### What to produce
Print, word for word, every line from the beginning of the listing up to and including the line with "fig = plt.figure(figsize=(11.23, 5.4), dpi=100)". Pictures are to be excluded.

━━ Dataset excerpt

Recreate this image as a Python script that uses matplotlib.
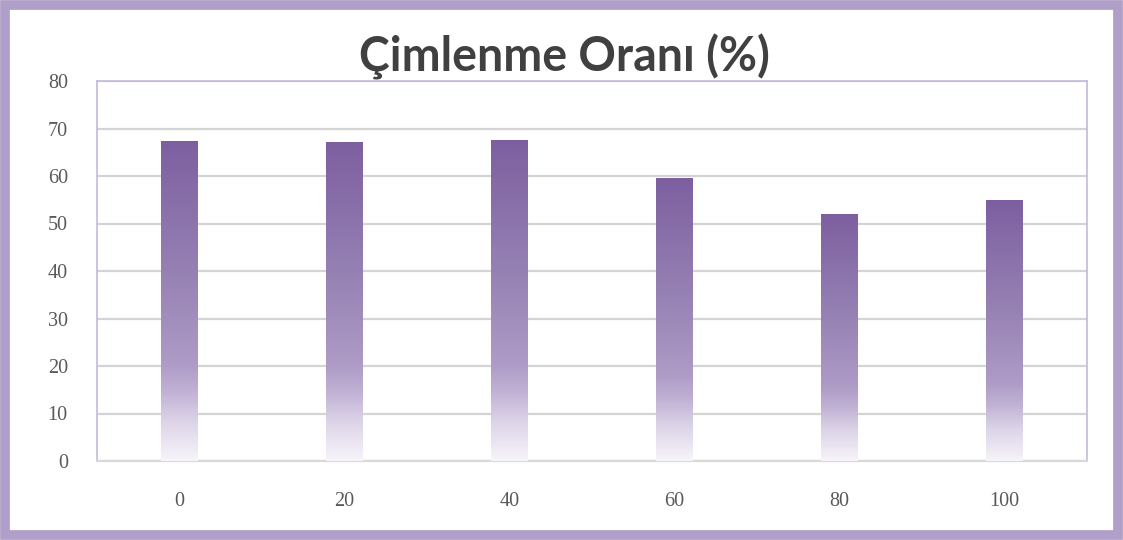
import matplotlib
matplotlib.use('Agg')
import matplotlib.pyplot as plt
import numpy as np
from matplotlib.colors import LinearSegmentedColormap
from matplotlib.patches import Rectangle

# --- data ---
categories = ['0', '20', '40', '60', '80', '100']
values = [67.4, 67.1, 67.6, 59.6, 52.1, 54.9]
yticks = [0, 10, 20, 30, 40, 50, 60, 70, 80]
title = 'Çimlenme Oranı (%)'

# --- gradient colours (bottom -> top) ---
grad = LinearSegmentedColormap.from_list('lav', [
    (0.00, '#f7f4fa'),
    (0.12, '#ddd4e8'),
    (0.22, '#bfb0d4'),
    (0.30, '#ae9bc6'),
    (0.60, '#9580b3'),
    (1.00, '#7d5fa0'),
])

fig = plt.figure(figsize=(11.23, 5.4), dpi=100)

# outer purple frame (drawn on top, no fill)
fig.patches.append(Rectangle((0.0045, 0.0085), 0.991, 0.983, transform=fig.transFigure,
                             facecolor='none', edgecolor='#b09fc8', linewidth=7, zorder=10))

ax = fig.add_axes([97 / 1123, 1 - 461 / 540, 990 / 1123, 380 / 540])
ax.set_facecolor('none')

x = np.arange(len(categories))
bw = 0.22
bars = ax.bar(x, values, bw, color='none', edgecolor='none', zorder=3)

ax.set_xlim(-0.5, len(categories) - 0.5)
ax.set_ylim(0, 80)

# fill each bar with a vertical gradient
g = np.linspace(0, 1, 256).reshape(-1, 1)
for rect in bars:
    x0 = rect.get_x()
    h = rect.get_height()
    im = ax.imshow(g, cmap=grad, origin='lower', aspect='auto',
                   extent=[x0, x0 + rect.get_width(), 0, h], zorder=3)
    im.set_clip_path(rect)

ax.set_yticks(yticks)
ax.set_xticks(x)
ax.set_xticklabels(categories)
ax.yaxis.grid(True, color='#d4d4d4', linewidth=1.6, zorder=0)
ax.set_axisbelow(True)
ax.tick_params(length=0, colors='#595959', labelsize=14.5)
ax.tick_params(axis='x', pad=22)
ax.tick_params(axis='y', pad=21)
for lab in ax.get_xticklabels() + ax.get_yticklabels():
    lab.set_family('Liberation Serif')

for side in ['left', 'top', 'right']:
    ax.spines[side].set_color('#c5b9d9')
    ax.spines[side].set_linewidth(1.2)
ax.spines['bottom'].set_color('#d9d9d9')
ax.spines['bottom'].set_linewidth(1.6)

fig.text(0.503, 1 - 57 / 540, title, ha='center', va='center',
         fontsize=33.5, fontweight='bold', color='#404040', family='Lato')

fig.savefig('out.png', dpi=100)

━━━━

### Result of this task
Recreate this image as a Python script that uses matplotlib.
import matplotlib
matplotlib.use('Agg')
import matplotlib.pyplot as plt
import numpy as np
from matplotlib.colors import LinearSegmentedColormap
from matplotlib.patches import Rectangle

# --- data ---
categories = ['0', '20', '40', '60', '80', '100']
values = [67.4, 67.1, 67.6, 59.6, 52.1, 54.9]
yticks = [0, 10, 20, 30, 40, 50, 60, 70, 80]
title = 'Çimlenme Oranı (%)'

# --- gradient colours (bottom -> top) ---
grad = LinearSegmentedColormap.from_list('lav', [
    (0.00, '#f7f4fa'),
    (0.12, '#ddd4e8'),
    (0.22, '#bfb0d4'),
    (0.30, '#ae9bc6'),
    (0.60, '#9580b3'),
    (1.00, '#7d5fa0'),
])

fig = plt.figure(figsize=(11.23, 5.4), dpi=100)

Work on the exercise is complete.